À la manière d’un scénario risible et déjanté des frères Coen, ce quatrième tome de la série «J’haïs…» présente une succession de péripéties qui vont s’ajouter, à la manière d’imprévus, dans les pattes du protagoniste pour qu’il soit forcé de prendre des décisions rapidement, mais toujours stupidement. Vraisemblablement sur les nerfs, il va opter pour monter dans un autobus rempli d’Australiens, certain qu’il va pouvoir se cacher des policiers. Oui, vous avez bien entendu: un autobus rempli d’Anglais. Imaginez la suite.

Lorsqu’on détient une formule gagnante, il est facile de se laisser entraîner par le piège de la facilité et de livrer des histoires originales mais sans saveur. Après J’haïs le hockey, qui a cassé la glace de belle façon en 2011, on a accueilli J’haïs les bébés et J’haïs les vieux comme de bons essais, mais sans plus. L’humour noir et grinçant de Barcelo étant moins efficace et les coups de théâtre pas aussi fulgurants qu’on se l’imaginait. Mais avec J’haïs les Anglais, l’auteur revient à la charge avec une courte histoire improbable mais ô combien savoureuse, avec son lot de scènes gores qui en étonnera plusieurs, tellement la violence est gratuite et surprenante.

L’histoire se déroule en une heure exactement, de 14 :45 à 15 :45, et force est d’admettre que l’antihéros de Barcelo va en voir de toutes les couleurs.
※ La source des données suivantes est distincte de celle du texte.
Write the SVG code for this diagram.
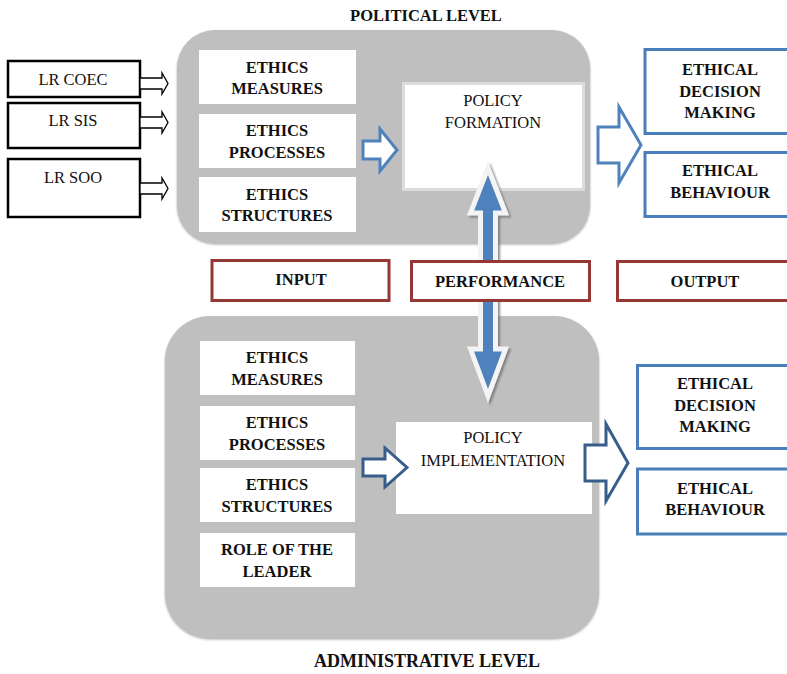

La narration a été tissée consciencieusement pour que le lecteur ait un accès direct à la conscience du protagoniste, connaissant en même temps que lui ses pensées, ses émotions et la moindre de ses décisions. Nul besoin de dire que son inconscience le poussera dans des situations complexes desquelles il devra se déprendre coûte que coûte, mais pour ceux qui ont dévoré les tomes précédents, vous savez d’ores et déjà que les protagonistes de Barcelo se retrouvent toujours au coeur d’histoires farfelues qui vire mal, très mal.